While trying to find a vase for a broken rose—a casualty of some Xtreme gardening—I had some thoughts about sentimentality. I set the flower on the counter and opened the cupboard where I’ve long kept a collection of vases—large, small, short, and tall—each with a history. But all my sentimental vases were gone—either donated to Goodwill or neatly packed in storage—victims of recent attempts to pare down my belongings in anticipation of a move to a smaller home. I found an empty spice jar.  Not elegant, but functional. 

I’ve been married twice. My first husband was not the least bit sentimental. Well, when we first met, he lived in an apartment that could easily have been a museum exhibit—part of an old New Orleans mansion that had very tall ceilings with murals on them.  He appreciated the history and magnificence of his living quarters, and wanted to see me seeing this beauty for the first time. Perhaps we could regard that as sentimental.

But he was not a keeper of things. His furnishings were sparse. He enjoyed a single piece of artwork on a large wall. He would never clutter up a room with doodads, furniture, or multiple paintings. He liked space.

I once went on a trip and sent him romantic letters, then returned to discover he’d tossed those letters in the trash after reading them. I was hurt. How could he not want to save my carefully chosen words for all time?

That’s when he proclaimed he wasn’t sentimental. 

This was a new concept for me. I’d never met anybody that didn’t keep remembrances, let alone someone who would actually announce a lack of sentimentality. I think I regarded his unromantic proclamation as mental illness. Or at least stunted development.

But there was an advantage to his frame of mind: Despite our having been divorced, I was the executor of his will when he died, and there was really very little for me to do. People took the furniture and appliances they were entitled to, and there were absolutely no piles of stuff to contend with.  

Husband number two, however, was as sentimental as they come. OMG! Letters from people he knew as a teenager. Letters from old girlfriends(!) Report cards. Poems. Yearbooks. Journals. Concert programs and ticket stubs. Magazines. Foreign coins. Broken watches. Hats. Loose buttons, photos, pencils, and pens. Stress balls. College textbooks and term papers. And more. Ever the clown, he referred to this sentimental stuff as “sediment.” 

Indeed.

During our marriage there were sufficient layers of this sediment on his dresser to nearly kiss the ceiling.
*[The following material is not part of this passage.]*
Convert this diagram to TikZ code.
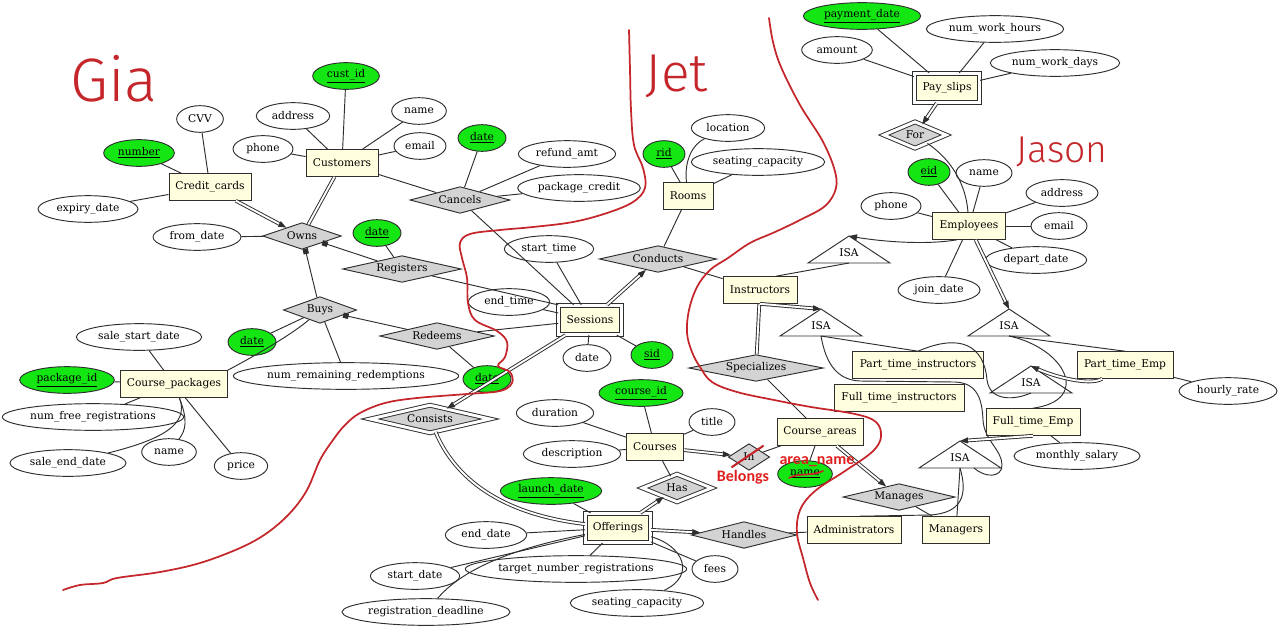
\documentclass[tikz,border=0pt]{standalone}
\usepackage{fontspec}
\setmainfont{DejaVu Serif}
\newfontfamily\notefont{Carlito}
\IfFontExistsTF{Fira Sans Light}
  {\newfontfamily\handfont{Fira Sans Light}}
  {\newfontfamily\handfont{Liberation Sans}}
\usetikzlibrary{shapes.geometric,arrows.meta,calc}
\definecolor{entfill}{HTML}{FFFFE0}
\definecolor{relfill}{HTML}{D3D3D3}
\definecolor{keygreen}{HTML}{14E614}
\definecolor{edge}{HTML}{2E2E2E}
\definecolor{pen}{HTML}{C4262B}
\definecolor{note}{HTML}{E0201E}
\tikzset{
  entity/.style={
    rectangle,
    draw=edge,
    line width=0.7pt,
    fill=entfill,
    minimum height=20pt,
    inner sep=2pt
  },
  weakentity/.style={
    entity,
    double=white,
    double distance=2.2pt,
    minimum height=22pt
  },
  attr/.style={
    ellipse,
    draw=edge,
    line width=0.7pt,
    fill=white,
    minimum height=20pt,
    inner sep=0pt
  },
  keyattr/.style={
    attr,
    fill=keygreen
  },
  rel/.style={
    diamond,
    aspect=4.5,
    draw=edge,
    line width=0.7pt,
    fill=relfill,
    minimum height=20pt,
    inner sep=0pt
  },
  weakrel/.style={
    rel,
    double=white,
    double distance=2.2pt
  },
  isalabel/.style={
    inner sep=0pt
  },
  isatri/.style={
    draw=edge,
    line width=0.7pt,
    fill=white
  },
  link/.style={
    draw=edge,
    line width=0.7pt
  },
  total/.style={
    link,
    double=white,
    double distance=1.4pt
  },
  toarrow/.style={
    -{Triangle[length=6pt,width=4.5pt]}
  },
  keyend/.style={
    -{Square[length=4pt,width=4pt]}
  },
  redline/.style={
    draw=pen,
    line width=1.3pt,
    line cap=round,
    line join=round
  },
  handtext/.style={
    text=pen,
    inner sep=0pt
  },
  notetext/.style={
    text=note,
    font=\notefont\bfseries\fontsize{12}{13}\selectfont,
    inner sep=0pt
  }
}

\begin{document}
\begin{tikzpicture}[x=0.75pt,y=-0.75pt,font=\fontsize{8}{9.6}\selectfont]

% Background
\fill[white] (0,0) rectangle (1280,629);
\useasboundingbox (0,0) rectangle (1280,629);

% ---------- Customers and packages ----------
\node[entity, minimum width=54pt] (cust) at (342,163) {Customers};
\node[entity, minimum width=61.5pt] (cc) at (210,187) {Credit\_cards};
\node[entity, minimum width=80pt] (cp) at (174,384) {Course\_packages};

\node[keyattr, minimum width=50pt] (custid) at (346,76) {\underline{cust\_id}};
\node[attr, minimum width=55pt] (caddr) at (293,116) {address};
\node[attr, minimum width=41pt] (cname) at (419,111) {name};
\node[attr, minimum width=45pt] (cphone) at (263,149) {phone};
\node[attr, minimum width=39pt] (cemail) at (420,146) {email};
\node[keyattr, minimum width=53pt] (ccnum) at (139,153) {\underline{number}};
\node[attr, minimum width=35pt] (cvv) at (200,119) {CVV};
\node[attr, minimum width=75pt] (expiry) at (88,209) {expiry\_date};

\node[rel, minimum width=59pt] (owns) at (302,236) {Owns};
\node[attr, minimum width=66pt] (fromdate) at (197,237) {from\_date};
\node[rel, minimum width=89pt] (regs) at (402,269) {Registers};
\node[keyattr, minimum width=36pt] (regdate) at (377,233) {\underline{date}};
\node[rel, minimum width=75pt] (cancels) at (460,200) {Cancels};
\node[keyattr, minimum width=36pt] (candate) at (482,138) {\underline{date}};
\node[attr, minimum width=73pt] (refund) at (567,154) {refund\_amt};
\node[attr, minimum width=92pt] (pkgcredit) at (579,188) {package\_credit};
\node[rel, minimum width=55pt] (buys) at (320,310) {Buys};
\node[keyattr, minimum width=36pt] (buydate) at (252,342) {\underline{date}};
\node[attr, minimum width=169pt] (numrem) at (346,376) {num\_remaining\_redemptions};
\node[rel, minimum width=86pt] (redeems) at (437,336) {Redeems};
\node[keyattr, minimum width=36pt] (reddate) at (487,379) {\underline{date}};

\node[attr, minimum width=94pt] (salestart) at (139,337) {sale\_start\_date};
\node[keyattr, minimum width=71pt] (pkgid) at (67,380) {\underline{package\_id}};
\node[attr, minimum width=136pt] (numfree) at (93,417) {num\_free\_registrations};
\node[attr, minimum width=41pt] (cpname) at (169,452) {name};
\node[attr, minimum width=87pt] (saleend) at (68,463) {sale\_end\_date};
\node[attr, minimum width=40pt] (price) at (241,466) {price};

% ---------- Sessions and courses ----------
\node[weakentity, minimum width=47pt] (sess) at (590,320) {Sessions};
\node[attr, minimum width=67pt] (starttime) at (549,249) {start\_time};
\node[attr, minimum width=61pt] (endtime) at (509,302) {end\_time};
\node[attr, minimum width=36pt] (sessdate) at (587,358) {date};
\node[keyattr, minimum width=31.5pt] (sid) at (652,355) {\underline{sid}};
\node[weakrel, minimum width=90pt, minimum height=21pt] (consists) at (430,419) {Consists};

\node[entity, minimum width=37.5pt] (rooms) at (688,196) {Rooms};
\node[keyattr, minimum width=31.5pt] (rid) at (664,154) {\underline{rid}};
\node[attr, minimum width=55pt] (loc) at (728,128) {location};
\node[attr, minimum width=100pt] (seatcap) at (758,162) {seating\_capacity};
\node[rel, minimum width=88pt] (conducts) at (658,259) {Conducts};
\node[entity, minimum width=55.5pt] (instr) at (760,290) {Instructors};
\node[rel, minimum width=101pt] (spec) at (756,368) {Specializes};

\node[entity, minimum width=43pt] (crs) at (655,447) {Courses};
\node[keyattr, minimum width=63pt] (courseid) at (641,393) {\underline{course\_id}};
\node[attr, minimum width=58pt] (duration) at (555,413) {duration};
\node[attr, minimum width=34.5pt] (title) at (712,422) {title};
\node[attr, minimum width=73pt] (desc) at (572,454) {description};
\node[weakrel, minimum width=52pt, minimum height=21pt] (has) at (677,488) {Has};
\node[rel, aspect=2, minimum width=31pt] (in) at (749,457) {In};

\node[weakentity, minimum width=49pt] (off) at (618,528) {Offerings};
\node[keyattr, minimum width=76pt] (launch) at (551,491) {\underline{launch\_date}};
\node[attr, minimum width=61pt] (enddate) at (486,535) {end\_date};
\node[attr, minimum width=67pt] (startdate) at (415,576) {start\_date};
\node[attr, minimum width=166pt] (target) at (576,569) {target\_number\_registrations};
\node[attr, minimum width=126pt] (regdl) at (426,612) {registration\_deadline};
\node[attr, minimum width=100pt] (seatcap2) at (637,603) {seating\_capacity};
\node[attr, minimum width=34.5pt] (fees) at (715,569) {fees};
\node[rel, minimum width=79pt] (handles) at (744,535) {Handles};

% ---------- Employees ----------
\node[weakentity, minimum width=49pt] (pays) at (947,88) {Pay\_slips};
\node[keyattr, minimum width=88pt] (paydate) at (862,16) {\underline{payment\_date}};
\node[attr, minimum width=53pt] (amount) at (837,50) {amount};
\node[attr, minimum width=103pt] (hours) at (995,29) {num\_work\_hours};
\node[attr, minimum width=97pt] (days) at (1055,63) {num\_work\_days};
\node[weakrel, minimum width=47pt, minimum height=20pt] (for) at (915,135) {For};

\node[entity, minimum width=55pt] (emp) at (969,226) {Employees};
\node[keyattr, minimum width=31.5pt] (eid) at (929,172) {\underline{eid}};
\node[attr, minimum width=42pt] (ename) at (984,173) {name};
\node[attr, minimum width=54pt] (eaddr) at (1062,193) {address};
\node[attr, minimum width=42pt] (eemail) at (1059,226) {email};
\node[attr, minimum width=76pt] (edepart) at (1036,260) {depart\_date};
\node[attr, minimum width=61.5pt] (ejoin) at (939,290) {join\_date};
\node[attr, minimum width=45pt] (ephone) at (891,206) {phone};

\node[entity, minimum width=98pt] (pti) at (918,365) {Part\_time\_instructors};
\node[entity, minimum width=97.5pt] (fti) at (899,398) {Full\_time\_instructors};
\node[entity, minimum width=72pt] (pte) at (1125,365) {Part\_time\_Emp};
\node[entity, minimum width=70.5pt] (fte) at (1033,422) {Full\_time\_Emp};
\node[attr, minimum width=73.5pt] (hourly) at (1228,391) {hourly\_rate};
\node[attr, minimum width=94.5pt] (monthly) at (1077,456) {monthly\_salary};

\node[entity, minimum width=64.5pt] (ca) at (820,432) {Course\_areas};
\node[keyattr, minimum width=41pt] (areaname) at (805,474) {\underline{name}};
\node[rel, minimum width=84pt] (manages) at (899,497) {Manages};
\node[entity, minimum width=70.5pt] (adm) at (854,530) {Administrators};
\node[entity, minimum width=50pt] (mgr) at (956,530) {Managers};

% ISA triangles
\foreach \n/\x/\y in {isa1/849/253, isa2/821/326, isa3/1009/326, isa4/1031/383, isa5/960/458}{
  \draw[isatri] (\x,\y-17) -- (\x+41,\y+10) -- (\x-41,\y+10) -- cycle;
  \node[isalabel] (\n) at (\x,\y) {ISA};
  \coordinate (\n-t) at (\x,\y-17);
  \coordinate (\n-b) at (\x,\y+10);
}

% ---------- Connectors ----------
\foreach \a/\b in {cust/custid, cust/caddr, cust/cname, cust/cphone, cust/cemail,
  cust/cancels, cc/ccnum, cc/cvv, cc/expiry, owns/fromdate, regs/regdate,
  regs/sess.north west, cancels/candate, cancels/refund, cancels/pkgcredit,
  cancels/sess, buys/buydate, buys/numrem, redeems/reddate, redeems/sess,
  sess/starttime, sess/endtime, sess/sessdate, sess/sid,
  cp/salestart, cp/pkgid, cp/numfree, cp/price,
  conducts/rooms, conducts/instr, rooms/rid, rooms/seatcap,
  crs/courseid, crs/duration, crs/title, crs/desc, crs/has,
  off/launch, off/enddate, off/startdate, off/target, off/fees,
  handles/adm, spec/ca, ca/in, ca/areaname, manages/mgr,
  pays/paydate, pays/amount, pays/hours, pays/days,
  emp/eid, emp/ename, emp/eaddr, emp/eemail, emp/edepart, emp/ejoin, emp/ephone,
  isa2-b/pti.north, isa3-b/pte.north, isa5-b/mgr, pte/hourly, fte/monthly}
  \draw[link] (\a) -- (\b);

\draw[link] (isa1-b) -- ($(instr.north)+(16,0)$);

% curved links
\draw[link] (cp.north east) .. controls (262,352) and (295,332) .. (buys);
\draw[link] (cp) .. controls (188,420) and (186,430) .. (cpname);
\draw[link] (cp) .. controls (190,425) and (160,440) .. (saleend);
\draw[link] (rooms) .. controls (684,160) and (693,144) .. (loc);
\draw[link] (for) .. controls (952,160) and (966,185) .. (emp);
\draw[link] (off) .. controls (505,550) and (460,572) .. (regdl);
\draw[link] (off) .. controls (682,545) and (697,575) .. (seatcap2);
\draw[link] (isa3-b) .. controls (1065,348) and (1092,400) .. (fte.north);
\draw[link] (isa4-b) .. controls (1015,400) and (990,402) .. (987,380)
  .. controls (984,345) and (960,333) .. (pti.north);
\draw[link] (isa2-b) .. controls (826,365) and (838,380) .. (860,381) -- (955,382)
  .. controls (978,383) and (982,400) .. (983,420)
  .. controls (984,440) and (1002,450) .. (1002,465)
  .. controls (1002,478) and (985,478) .. ($(isa5-b)+(14,0)$);
\draw[link] (isa5-b) .. controls (968,495) and (962,513) .. (930,515)
  -- ($(adm.north)+(6,0)$);

% key constraints
\draw[link,keyend] (regs) -- (owns);
\draw[link,keyend] (buys) -- (owns);
\draw[link,keyend] (redeems) -- (buys);

% total participation
\draw[total] (cust) -- (owns);
\draw[total] (instr) -- (spec);
\draw[total,toarrow] (cc) -- (owns);
\draw[total,toarrow] (sess) -- (conducts);
\draw[total,toarrow] (sess) -- (consists);
\draw[total,toarrow] (crs) -- (in);
\draw[total,toarrow] (off) -- (has);
\draw[total,toarrow] (off) -- (handles);
\draw[total,toarrow] (pays) -- (for);
\draw[total,toarrow] (ca) -- (manages);
\draw[total] (consists) .. controls (455,478) and (500,514) .. (off);

% ISA arrows
\draw[link,toarrow] ($(emp.south)+(-12,0)$) .. controls (920,246) and (872,240) .. (isa1-t);
\draw[total,toarrow] (emp) -- (isa3-t);
\draw[total,toarrow] (instr.south) -- (isa2-t);
\draw[total,toarrow] (pte) .. controls (1090,386) and (1055,377) .. (isa4-t);
\draw[total,toarrow] (fte.south) -- (isa5-t);

% ---------- Hand annotations ----------
\draw[redline] plot[smooth, tension=0.6] coordinates {(629,30) (630,70) (631,110)
  (634,145) (643,168) (645,188) (633,202) (607,213) (573,222) (533,227) (500,230)
  (470,234) (460,243) (462,258) (467,278) (468,303) (475,320) (497,331) (507,342)
  (505,357) (498,366) (510,372) (512,383) (500,391) (467,394) (417,398) (385,403)
  (360,413) (345,425) (333,440) (320,460) (307,490) (290,513) (267,533) (240,548)
  (200,563) (160,572) (117,578) (103,583) (80,585) (63,590)};
\draw[redline] plot[smooth, tension=0.6] coordinates {(769,18) (773,42) (781,67)
  (800,105) (822,140) (834,168) (836,188) (825,206) (800,220) (775,232) (750,243)
  (728,258) (710,270) (697,287) (689,310) (687,333) (692,352) (700,367) (712,382)
  (737,392) (774,400) (811,407) (855,414) (876,422) (881,437) (872,452) (845,471)
  (815,491) (800,510) (797,533) (803,558) (810,583) (818,600)};

\node[handtext, font=\handfont\fontsize{46}{50}\selectfont] (gia) at (114,79) {Gia};
\node[handtext, font=\handfont\fontsize{40}{44}\selectfont] (jet) at (677,76) {Jet};
\node[handtext, font=\handfont\fontsize{28}{32}\selectfont] (jason) at (1062,152) {Jason};

\draw[redline, line width=1.6pt] (732,467) -- (763,446);
\draw[redline] (789,478) .. controls (800,472) and (810,477) .. (823,471);
\node[notetext] (belongs) at (743,477) {Belongs};
\node[notetext] (areanote) at (817,462) {area\_name};

\end{tikzpicture}
\end{document}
There were weighty cartons of his sediment in our communal closet, providing ample camouflage for brown recluse families. And then there were the trunks of haphazard sediment in the storage shed. 

It was I who ultimately had to sort through all these ancient artifacts after he died. That is likely why I’m not nearly as sentimental today as I was while he was alive and have culled many of the merely nostalgic items from my own collection of stuff.

I don’t expect to have a husband #3. But that idiom “Never say never” keeps me from absolutely denying the possibility. If it should happen, there’s only one sane solution: A duplex. Each living in our own abode, we can meet out on the veranda. I won’t go into his residence searching for sentimental signs of my existence. And our prenuptial agreement will guarantee a pre-paid cleaning service if he should kick the bucket before me.